Unsigned integer underflow. The expression m_head - 1 - steps_ago could underflow for unsigned size_t if m_head is 0. Adding m_size before the subtraction guarantees the intermediate value stays positive. For example, with m_head = 0, m_size = 50, steps_ago = 3: (0 + 50 - 1 - 3) % 50 = 46. Correct.
Thread safety. This buffer is not thread-safe. In Sentinel, all reads and writes happen on the same worker thread inside processSensorLoop(), so no synchronization is needed. If you were to read from a different thread, you would need a mutex or a lock-free design.
🔴 Danger: The m_size member is redundant with m_data.size(). If someone were to call m_data.resize() externally (not possible here since m_data is private, but worth noting in a teaching context), the two values would diverge, and the modulo arithmetic would produce out-of-bounds indices.

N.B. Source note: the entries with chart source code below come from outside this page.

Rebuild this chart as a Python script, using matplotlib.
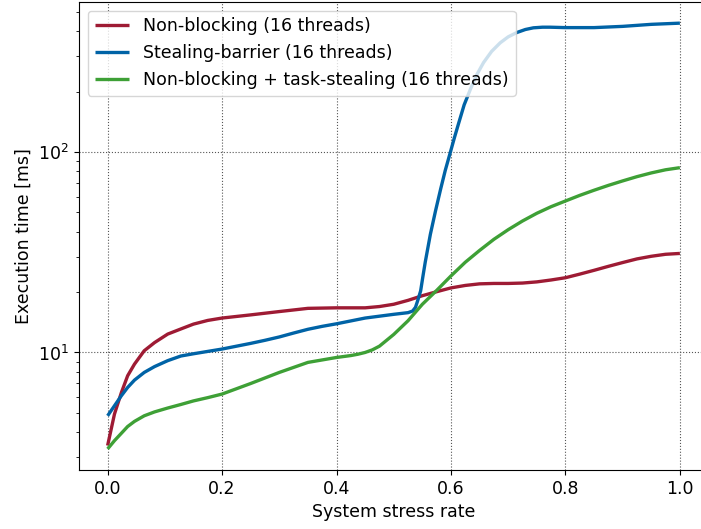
import matplotlib
matplotlib.use("Agg")
import matplotlib.pyplot as plt

# values (x = system stress rate, y = execution time in ms)
x_nb = [0, 0.012, 0.024, 0.035, 0.047, 0.064, 0.082, 0.105, 0.128, 0.15,
        0.175, 0.2, 0.25, 0.3, 0.35, 0.4, 0.45, 0.475, 0.5, 0.525,
        0.55, 0.575, 0.6, 0.625, 0.65, 0.675, 0.7, 0.725, 0.75, 0.775,
        0.8, 0.825, 0.85, 0.875, 0.9, 0.925, 0.95, 0.975, 1.0]
y_nb = [3.43, 4.93, 6.3, 7.65, 8.75, 10.2, 11.2, 12.35, 13.1, 13.85,
        14.45, 14.85, 15.4, 16.0, 16.6, 16.7, 16.7, 16.95, 17.4, 18.2,
        19.2, 20.1, 21.0, 21.6, 22.0, 22.1, 22.1, 22.2, 22.5, 23.0,
        23.6, 24.6, 25.7, 26.9, 28.1, 29.3, 30.2, 30.9, 31.2]

x_sb = [0, 0.012, 0.024, 0.035, 0.047, 0.064, 0.082, 0.105, 0.128, 0.15,
        0.2, 0.25, 0.275, 0.3, 0.325, 0.35, 0.375, 0.4, 0.45, 0.5,
        0.525, 0.533, 0.538, 0.542, 0.547, 0.551, 0.555, 0.564, 0.573, 0.582,
        0.59, 0.599, 0.606, 0.613, 0.623, 0.634, 0.645, 0.657, 0.671, 0.686,
        0.7, 0.715, 0.73, 0.744, 0.76, 0.773, 0.8, 0.85, 0.9, 0.95, 1.0]
y_sb = [4.83, 5.42, 6.08, 6.69, 7.28, 7.95, 8.5, 9.1, 9.6, 9.85,
        10.4, 11.1, 11.5, 11.95, 12.5, 13.05, 13.5, 13.9, 14.85, 15.5,
        15.8, 16.1, 16.8, 18.2, 20.3, 24.0, 28.2, 38.9, 50.9, 65.5,
        81.0, 100, 118, 138, 172, 206, 243, 280, 318, 351,
        376, 395, 409, 417, 420, 420, 418, 418, 424, 434, 440]

x_nbts = [0, 0.012, 0.024, 0.035, 0.047, 0.064, 0.082, 0.105, 0.128, 0.15,
          0.175, 0.2, 0.25, 0.3, 0.35, 0.4, 0.425, 0.4375, 0.45, 0.4625,
          0.475, 0.5, 0.525, 0.55, 0.575, 0.6, 0.625, 0.65, 0.675, 0.7,
          0.725, 0.75, 0.775, 0.8, 0.825, 0.85, 0.875, 0.9, 0.925, 0.95,
          0.975, 1.0]
y_nbts = [3.3, 3.63, 3.95, 4.27, 4.53, 4.83, 5.05, 5.28, 5.5, 5.73,
          5.95, 6.2, 7.0, 7.95, 8.92, 9.44, 9.65, 9.8, 10.0, 10.3,
          10.75, 12.3, 14.4, 17.4, 20.4, 24.1, 28.2, 32.3, 36.7, 41.0,
          45.3, 49.5, 53.4, 57.0, 60.8, 64.5, 68.2, 71.8, 75.4, 78.7,
          81.6, 83.6]

labels = ["Non-blocking (16 threads)",
          "Stealing-barrier (16 threads)",
          "Non-blocking + task-stealing (16 threads)"]

plt.rcParams['font.size'] = 12.5

fig = plt.figure(figsize=(7.01, 5.29), dpi=100)
# axes run a little past the right edge, like the cropped reference
ax = fig.add_axes([0.1127, 0.1115, 0.898, 0.885])

style = dict(lw=2.4, solid_joinstyle='round', solid_capstyle='butt')
ax.plot(x_nb, y_nb, color='#9e1b34', label=labels[0], **style)
ax.plot(x_sb, y_sb, color='#0063a6', label=labels[1], **style)
ax.plot(x_nbts, y_nbts, color='#3ea036', label=labels[2], **style)

ax.set_yscale('log')
ax.set_xlim(-0.05, 1.05)
ax.set_ylim(2.59, 562)
ax.set_xticks([0.0, 0.2, 0.4, 0.6, 0.8, 1.0])
ax.grid(True, which='major', linestyle=':', color='#555555', linewidth=0.8)

ax.set_xlabel('System stress rate')
ax.set_ylabel('Execution time [ms]')
ax.legend(loc='upper left')

fig.savefig('out.png', dpi=100)
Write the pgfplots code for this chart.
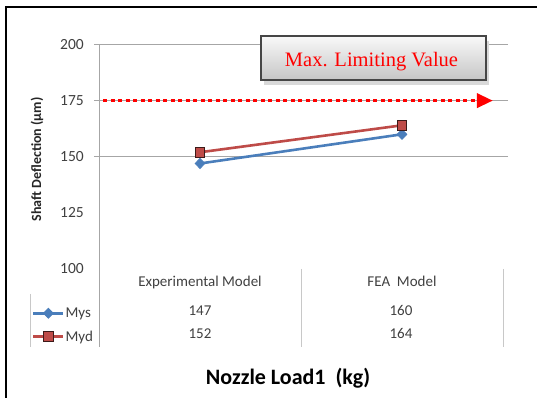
\documentclass[border=0pt]{standalone}
\usepackage{fontspec}
\setmainfont{Carlito}
\newfontfamily\boxserif{Liberation Serif}
\usepackage{pgfplots}
\pgfplotsset{compat=1.18}
\usetikzlibrary{arrows.meta}

\definecolor{mysblue}{HTML}{4A7EBB}
\definecolor{mydred}{HTML}{BE4B48}
\definecolor{mydedge}{HTML}{3C1A19}
\definecolor{gridgray}{HTML}{A6A6A6}
\definecolor{tblgray}{HTML}{C8C8C8}
\definecolor{txtgray}{HTML}{404040}

\begin{document}
\begin{tikzpicture}
\useasboundingbox (0,0) rectangle (537bp,398bp);
% outer frame (top and left edges)
\draw[line width=2bp] (6bp,0bp) -- (6bp,391bp) -- (537bp,391bp);

\begin{axis}[
  at={(99bp,129bp)}, anchor=south west,
  scale only axis, width=404bp, height=224.5bp,
  xmin=0, xmax=2, ymin=100, ymax=200,
  clip=false,
  axis line style={draw=none},
  /pgf/number format/assume math mode=true,
  xtick={0.5,1.5},
  xticklabels={Experimental Model, FEA~~Model},
  x tick label style={anchor=base, inner sep=0pt, yshift=-17bp,
    font=\fontsize{15bp}{17bp}\selectfont, text=txtgray},
  ytick={100,125,150,175,200},
  y tick label style={anchor=east, inner sep=0pt, xshift=-15bp,
    font=\fontsize{15.5bp}{17bp}\selectfont, text=txtgray},
  major tick length=0pt,
  extra y ticks={150,175,200},
  extra y tick labels={},
  extra y tick style={grid=major, major grid style={gridgray, line width=1bp},
    tick style={gridgray, line width=1bp}, major tick length=5bp, tick align=outside},
  every axis y label/.style={at={(axis description cs:-0.1535,0.488)}, rotate=90, anchor=center,
    font=\bfseries\fontsize{14bp}{16bp}\selectfont, text=black!85},
  ylabel={Shaft Deflection (µm)},
  every axis x label/.style={at={(axis description cs:0.468,-0.4855)}, anchor=center,
    font=\bfseries\fontsize{22bp}{24bp}\selectfont},
  xlabel={Nozzle Load1~~(kg)},
  legend image code/.code={\draw[mark repeat=2,mark phase=2,#1]
    plot coordinates {(0bp,0bp) (15bp,0bp) (30bp,0bp)};},
  legend cell align=left,
  legend style={at={(axis description cs:-0.0149,-0.175)}, anchor=north east,
    draw=none, fill=none, inner sep=0pt, outer sep=0pt,
    row sep=13.5bp, column sep=1bp,
    font=\fontsize{15bp}{17bp}\selectfont, text=txtgray,
    nodes={inner sep=0pt, text height=9bp, text depth=0bp}},
]
% limiting value line
\addplot[red, line width=3.5bp, dash pattern=on 4bp off 3.5bp,
  -{Triangle[length=16bp, width=14bp]}, forget plot]
  coordinates {(0.02,175) (1.95,175)};

\addplot[mysblue, line width=2.6bp, mark=diamond*,
  mark options={solid, xscale=1.3, fill=mysblue, draw=mysblue, line width=0.8bp}, mark size=5bp]
  coordinates {(0.5,147) (1.5,160)};
\addlegendentry{Mys}
\addplot[mydred, line width=2.6bp, mark=square*,
  mark options={solid, fill=mydred, draw=mydedge, line width=0.9bp}, mark size=4.8bp]
  coordinates {(0.5,152) (1.5,164)};
\addlegendentry{Myd}
\end{axis}

% left axis line, continued down through the data table
\draw[gridgray, line width=1bp] (99bp,353.5bp) -- (99bp,51bp);
% data table rules
\draw[tblgray, line width=1bp] (301bp,129bp) -- (301bp,51bp);
\draw[tblgray, line width=1bp] (503bp,129bp) -- (503bp,51bp);
\draw[tblgray, line width=1bp] (30bp,104bp) -- (30bp,51bp);

% data table values
\begin{scope}[every node/.style={anchor=base, inner sep=0pt, text=txtgray,
    font=\fontsize{15bp}{17bp}\selectfont}]
\node at (200bp,82bp) {147};
\node at (401bp,82bp) {160};
\node at (200bp,59.5bp) {152};
\node at (401bp,59.5bp) {164};
\end{scope}

% callout box
\fill[gray!30] (264bp,313bp) rectangle (489bp,357bp);
\shade[top color=gray!5, bottom color=gray!45] (261bp,318bp) rectangle (486bp,362bp);
\draw[line width=2bp, gray!55!black] (261bp,318bp) rectangle (486bp,362bp);
\node[anchor=base, text=red, inner sep=0pt,
  font=\boxserif\fontsize{20.5bp}{22bp}\selectfont] at (371.5bp,331bp) {Max. Limiting Value};
\end{tikzpicture}
\end{document}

You Now Know How to Build a Zero-Allocation Sliding Window in C++
This tutorial covered a fundamental systems programming pattern: the ring buffer. You learned how modular arithmetic enables constant-time insertion and historical lookup without memory allocation, why contiguous memory layout matters for cache performance, and how template <typename T> lets a single implementation serve any data type. In the Sentinel codebase, this 38-line class is the mechanism that gives the fall detection algorithm a memory of the past — enabling it to compare “now” against “500 milliseconds ago” without ever growing its memory footprint.